Open Review of Management, Banking and Finance

«They say things are happening at the border, but nobody knows which border» (Mark Strand)

Mini-bonds unpicked

di Patrizio Messina

Abstract: The article provides an analysis of the difficulties and risks but also the potential, needs and benefits for SMEs issuing Mini-bonds on the market. This tool represents an alternative to the bank financing, without aiming at replacing it. To give a wider European framework of the Mini-bonds’ market, the article offers a comparison of some of the major European Member States and a focus on the peculiarities of the markets for SMEs trading instruments on the African continent.

Summary: 1. Diversifying the sources of funding and reducing their dependency on bankers: SMEs can kill two birds with one stone. – 2. A functional alternative finance tool. – 3. Countries with widespread practice and availability of mini-bonds. – 4. Alternative economy in developing countries. – 5. Improving the African SME companies.
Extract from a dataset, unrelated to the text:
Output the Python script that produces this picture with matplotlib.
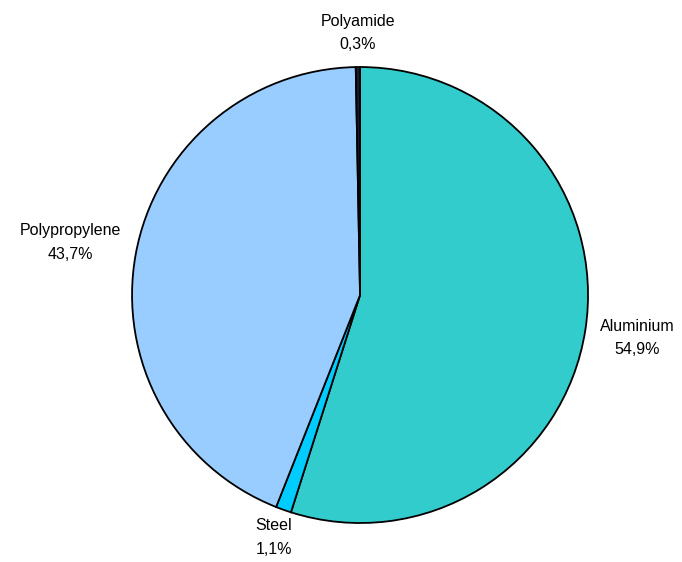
import numpy as np
import matplotlib.pyplot as plt

materials = ['Aluminium', 'Steel', 'Polypropylene', 'Polyamide']
shares = [54.9, 1.1, 43.7, 0.3]
labels = ['54,9%', '1,1%', '43,7%', '0,3%']
colors = ['#33CCCC', '#00CCFF', '#99CCFF', '#1a1a33']
label_dist = [1.23, 1.13, 1.29, 1.15]

fig = plt.figure(figsize=(6.82, 5.62), dpi=100)
ax = fig.add_axes([0, 0, 1, 1])

wedges, _ = ax.pie(shares, colors=colors, startangle=90, counterclock=False,
                   radius=1.0, wedgeprops=dict(edgecolor='black', linewidth=1.3))

for w, name, pct, d in zip(wedges, materials, labels, label_dist):
    ang = np.deg2rad((w.theta1 + w.theta2) / 2)
    x, y = d * np.cos(ang), d * np.sin(ang)
    ax.text(x, y, name + '\n' + pct, ha='center', va='center',
            fontsize=11.5, family='Liberation Sans', linespacing=1.7)

ax.set_xlim(-1.579, 1.412)
ax.set_ylim(-1.171, 1.294)
ax.set_aspect('equal')
ax.axis('off')

fig.savefig('out.png', dpi=100)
1. The European Commission launched in December a two month public consultation on the creation of a proportionate regulatory framework for listings carried out by small and medium enterprises (SMEs)[1].

In parallel, several initiatives such as Horizon 2020 and G20 2017[2] aim to create a dynamic environment for SMEs including from a financing perspective. Minibonds are considered a useful tool in each of these programmes due to their ability to boost SMEs’ trading activities and foster platforms dedicated to nonlarge companies[3].

Small and medium enterprises can find it challenging to raise financing. In that sense, so-called mini-bonds are considered a useful tool because of their ability to help attract funding for these non-large companies. These debt financial instruments are directly placed on the market, meaning investors can build a loan agreement directly with the issuer. A mini-bond’s value is typically no more than €50 million, and the product is subscribed by institutional investors (or even retail investors) and not the subject of a solicitation of public investment. Mini-bonds are set to grow in volume as recent market conditions in Europe and in developing countries create new channels for innovative financing for SMEs[4].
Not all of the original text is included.